In Part 4 of this series, I talked about how I installed HortonWorks’ Hadoop distribution on my small test cluster, and how I had some problems with the various services shutting down repeatedly. My initial feelings were that the server with Ambari and Nagios (along with 18 other services) possibly needed more memory, but because the Zotac ZBox I was using would only support 4GB, I was kind of stuck. I could have added more memory to the other boxes in the cluster (which have 2GB each), and reallocated the services, but I wanted to get a vanilla installation up and running reliably before I started tweaking it.

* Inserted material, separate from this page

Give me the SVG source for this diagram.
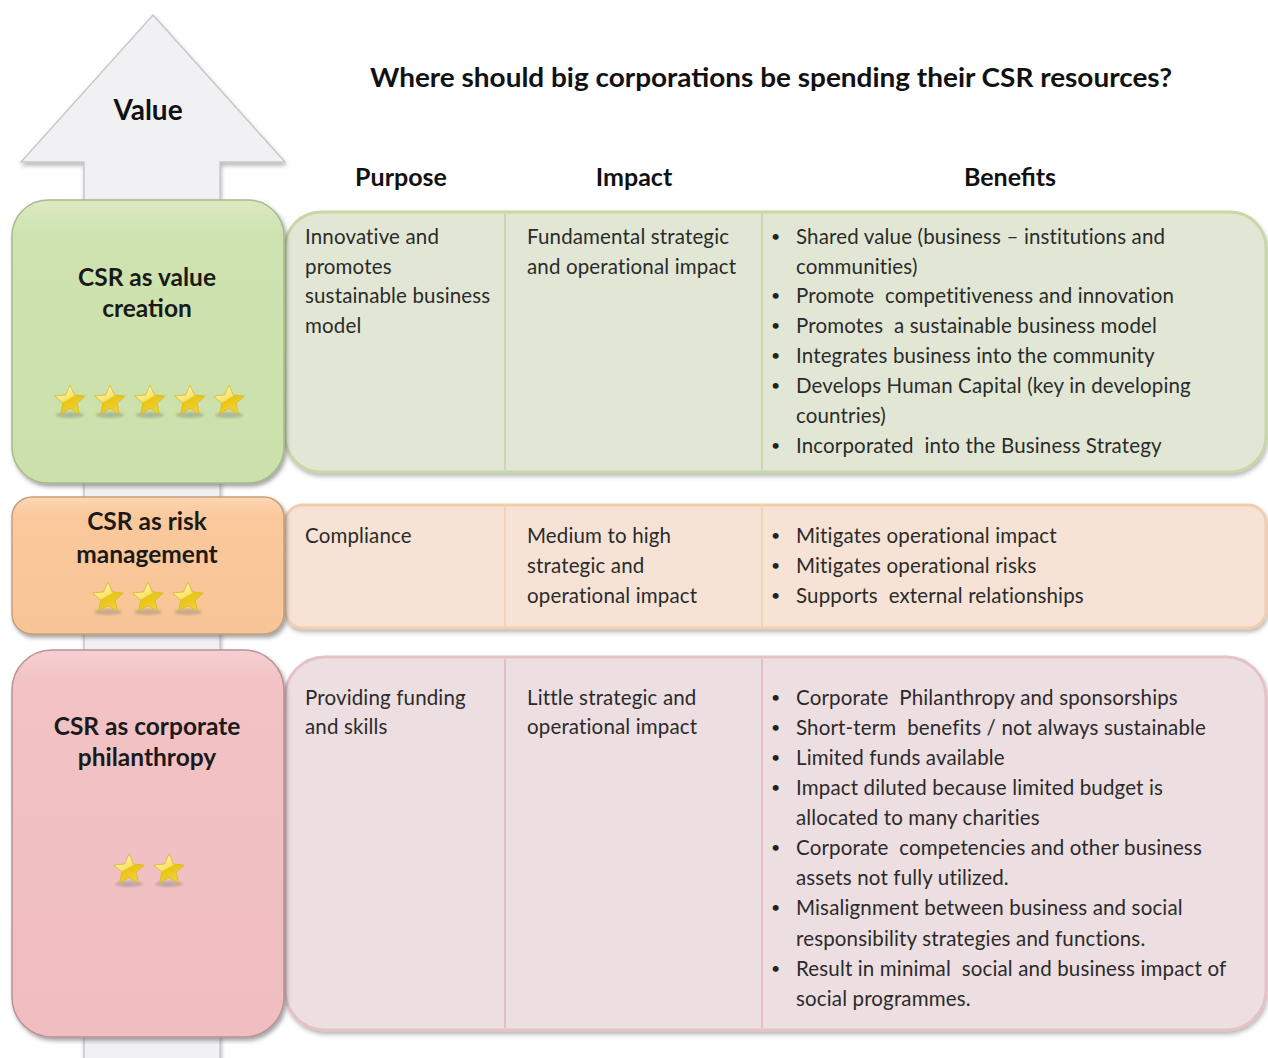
<svg xmlns="http://www.w3.org/2000/svg" width="1268" height="1058" viewBox="0 0 1268 1058">
<defs>
<style>
text{font-family:Lato,"Open Sans","Liberation Sans",sans-serif;fill:#2b2b2b;white-space:pre}
.t{font-size:20.5px;letter-spacing:0.15px}
.b{font-size:16px;fill:#222}
.h{font-size:25px;font-weight:bold;fill:#111}
.lb{font-size:24.5px;font-weight:bold;fill:#1a1a1a;text-anchor:middle}
.ttl{font-size:27px;font-weight:bold;fill:#111;text-anchor:middle}
</style>
<filter id="sh" x="-10%" y="-10%" width="125%" height="125%">
<feDropShadow dx="2" dy="3" stdDeviation="2" flood-color="#555" flood-opacity="0.55"/>
</filter>
<filter id="sh2" x="-10%" y="-10%" width="125%" height="125%">
<feDropShadow dx="1" dy="3" stdDeviation="2" flood-color="#666" flood-opacity="0.45"/>
</filter>
<filter id="lsh" x="-5%" y="-200%" width="110%" height="500%">
<feDropShadow dx="0" dy="4" stdDeviation="2" flood-color="#888" flood-opacity="0.6"/>
</filter>
<filter id="blur1"><feGaussianBlur stdDeviation="1.2"/></filter>
<linearGradient id="gG" x1="0" y1="0" x2="0" y2="1">
<stop offset="0" stop-color="#dbeac3"/><stop offset="0.12" stop-color="#cfe3b0"/><stop offset="1" stop-color="#cbe0aa"/>
</linearGradient>
<linearGradient id="gO" x1="0" y1="0" x2="0" y2="1">
<stop offset="0" stop-color="#fcd6b3"/><stop offset="0.15" stop-color="#fac89b"/><stop offset="1" stop-color="#f8c596"/>
</linearGradient>
<linearGradient id="gP" x1="0" y1="0" x2="0" y2="1">
<stop offset="0" stop-color="#f6cfd1"/><stop offset="0.08" stop-color="#f2c2c5"/><stop offset="1" stop-color="#f0bec1"/>
</linearGradient>
<linearGradient id="gStar" x1="0.2" y1="0" x2="0.8" y2="1">
<stop offset="0" stop-color="#fffbd0"/><stop offset="0.45" stop-color="#f8e36a"/><stop offset="0.5" stop-color="#e9c414"/><stop offset="1" stop-color="#f3d640"/>
</linearGradient>
<g id="star">
<ellipse cx="0" cy="14" rx="14" ry="3" fill="#8a8a7a" opacity="0.45" filter="url(#blur1)"/>
<path d="M0,-16 L4.4,-6 L15.2,-4.9 L7.1,2.3 L9.4,12.9 L0,7.5 L-9.4,12.9 L-7.1,2.3 L-15.2,-4.9 L-4.4,-6 Z" fill="url(#gStar)" stroke="#d9b820" stroke-width="0.8" stroke-linejoin="round"/>
</g>
</defs>
<rect width="1268" height="1058" fill="#ffffff"/>

<g id="value-arrow">
<polygon points="153,15 285,162 220,162 220,1060 84,1060 84,162 21,162" fill="#f1f1f3" stroke="#c9c9cc" stroke-width="1.5" filter="url(#sh2)"/>
<text class="ttl" x="148" y="120" style="font-size:28px">Value</text>
</g>

<g id="header">
<text class="ttl" x="771" y="87" textLength="802" lengthAdjust="spacingAndGlyphs">Where should big corporations be spending their CSR resources?</text>
<line x1="312" y1="129" x2="1233" y2="129" stroke="#222" stroke-width="2" filter="url(#lsh)"/>
<text class="h" x="401" y="186" text-anchor="middle">Purpose</text>
<text class="h" x="634" y="186" text-anchor="middle">Impact</text>
<text class="h" x="1010" y="186" text-anchor="middle">Benefits</text>
</g>

<g id="panel-value">
<rect x="285" y="212" width="981" height="260" rx="36" fill="#e2e7d5" stroke="#c6d8a6" stroke-width="3" filter="url(#sh2)"/>
<line x1="505" y1="214" x2="505" y2="470" stroke="#c9d9ab" stroke-width="2"/>
<line x1="762" y1="214" x2="762" y2="470" stroke="#c9d9ab" stroke-width="2"/>
<text class="t" x="305" y="244">Innovative and</text>
<text class="t" x="305" y="274">promotes</text>
<text class="t" x="305" y="303">sustainable business</text>
<text class="t" x="305" y="333">model</text>
<text class="t" x="527" y="244">Fundamental strategic</text>
<text class="t" x="527" y="274">and operational impact</text>
<text class="b" x="771" y="242">•</text><text class="t" x="796" y="244">Shared value (business – institutions and</text>
<text class="t" x="796" y="274">communities)</text>
<text class="b" x="771" y="301">•</text><text class="t" x="796" y="303">Promote  competitiveness and innovation</text>
<text class="b" x="771" y="331">•</text><text class="t" x="796" y="333">Promotes  a sustainable business model</text>
<text class="b" x="771" y="361">•</text><text class="t" x="796" y="363">Integrates business into the community</text>
<text class="b" x="771" y="391">•</text><text class="t" x="796" y="393">Develops Human Capital (key in developing</text>
<text class="t" x="796" y="423">countries)</text>
<text class="b" x="771" y="451">•</text><text class="t" x="796" y="453">Incorporated  into the Business Strategy</text>
</g>

<g id="panel-risk">
<rect x="285" y="505" width="981" height="123" rx="18" fill="#f6e3d6" stroke="#f2ceaf" stroke-width="3" filter="url(#sh2)"/>
<line x1="505" y1="507" x2="505" y2="626" stroke="#efd3bc" stroke-width="2"/>
<line x1="762" y1="507" x2="762" y2="626" stroke="#efd3bc" stroke-width="2"/>
<text class="t" x="305" y="543">Compliance</text>
<text class="t" x="527" y="543">Medium to high</text>
<text class="t" x="527" y="573">strategic and</text>
<text class="t" x="527" y="603">operational impact</text>
<text class="b" x="771" y="541">•</text><text class="t" x="796" y="543">Mitigates operational impact</text>
<text class="b" x="771" y="571">•</text><text class="t" x="796" y="573">Mitigates operational risks</text>
<text class="b" x="771" y="601">•</text><text class="t" x="796" y="603">Supports  external relationships</text>
</g>

<g id="panel-philanthropy">
<rect x="285" y="657" width="981" height="373" rx="40" fill="#eddee1" stroke="#e5c2c6" stroke-width="3" filter="url(#sh2)"/>
<line x1="505" y1="659" x2="505" y2="1028" stroke="#e3c0c5" stroke-width="2"/>
<line x1="762" y1="659" x2="762" y2="1028" stroke="#e3c0c5" stroke-width="2"/>
<text class="t" x="305" y="705">Providing funding</text>
<text class="t" x="305" y="734">and skills</text>
<text class="t" x="527" y="705">Little strategic and</text>
<text class="t" x="527" y="734">operational impact</text>
<text class="b" x="771" y="703">•</text><text class="t" x="796" y="705">Corporate  Philanthropy and sponsorships</text>
<text class="b" x="771" y="733">•</text><text class="t" x="796" y="735">Short-term  benefits / not always sustainable</text>
<text class="b" x="771" y="763">•</text><text class="t" x="796" y="765">Limited funds available</text>
<text class="b" x="771" y="793">•</text><text class="t" x="796" y="795">Impact diluted because limited budget is</text>
<text class="t" x="796" y="825">allocated to many charities</text>
<text class="b" x="771" y="853">•</text><text class="t" x="796" y="855">Corporate  competencies and other business</text>
<text class="t" x="796" y="885">assets not fully utilized.</text>
<text class="b" x="771" y="913">•</text><text class="t" x="796" y="915">Misalignment between business and social</text>
<text class="t" x="796" y="946">responsibility strategies and functions.</text>
<text class="b" x="771" y="974">•</text><text class="t" x="796" y="976">Result in minimal  social and business impact of</text>
<text class="t" x="796" y="1006">social programmes.</text>
</g>

<g id="csr-value-creation">
<rect x="12" y="200" width="272" height="283" rx="36" fill="url(#gG)" stroke="#a9ba8e" stroke-width="1.5" filter="url(#sh)"/>
<text class="lb" x="147" y="286">CSR as value</text>
<text class="lb" x="147" y="317">creation</text>
<use href="#star" x="70" y="401"/>
<use href="#star" x="110" y="401"/>
<use href="#star" x="150" y="401"/>
<use href="#star" x="190" y="401"/>
<use href="#star" x="229" y="401"/>
</g>

<g id="csr-risk-management">
<rect x="12" y="497" width="272" height="137" rx="20" fill="url(#gO)" stroke="#c79f7c" stroke-width="1.5" filter="url(#sh)"/>
<text class="lb" x="147" y="530">CSR as risk</text>
<text class="lb" x="147" y="563">management</text>
<use href="#star" x="108" y="598"/>
<use href="#star" x="148" y="598"/>
<use href="#star" x="188" y="598"/>
</g>

<g id="csr-corporate-philanthropy">
<rect x="12" y="650" width="272" height="387" rx="40" fill="url(#gP)" stroke="#b99396" stroke-width="1.5" filter="url(#sh)"/>
<text class="lb" x="147" y="735">CSR as corporate</text>
<text class="lb" x="147" y="766">philanthropy</text>
<use href="#star" x="129" y="870"/>
<use href="#star" x="169" y="870"/>
</g>

<g id="connectors"></g>
</svg>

After some consideration I rebuilt the cluster, reinstalling the OS and patches, removing unwanted software and services. I could have uninstalled HortonWorks using the directions from their website, but to ensure I had a clean setup to begin with, I opted for the rebuild. Once that was complete, I followed Cloudera’s instructions for installing their CDH4 management tool, and then proceeded to install the software components for the cluster on the various boxes. As with Hortonworks distribution, the install was pretty straightforward, and pretty painless, just make sure you have iptables turned off, and also make sure SELinux is disabled on your boxes too. One nice feature was the ability to select different installation scenarios that included bundles of various Hadoop components.
Unlike Hortonworks, which bundles Nagios in for network monitoring, Cloudera integrates their own monitoring tools into the management package. It seems to me to be a little more intuitive than HortonWorks, but that is a judgement call. If you are familiar with Nagios, then its probably a minimal difference.
Cloudera uses two web interfaces – one for administration of your cluster (CDH Manager) and one for using the various components (HUE). The CDH Manager web interface starts up when your cluster starts up, but you still have to login to it and start the management service, and then start the various components. You can start them individually, or all of them as a whole (recommended). Either way, you’ll see the progress of the start up graphically, and if any issues occur, just click on the service to find out more details.
Everything was working right out of the box, except HBASE and Cloudera. I received error messages about the Thrift service not running. How that was resolved will be discussed in an upcoming entry. Other than that, my cluster was up and running!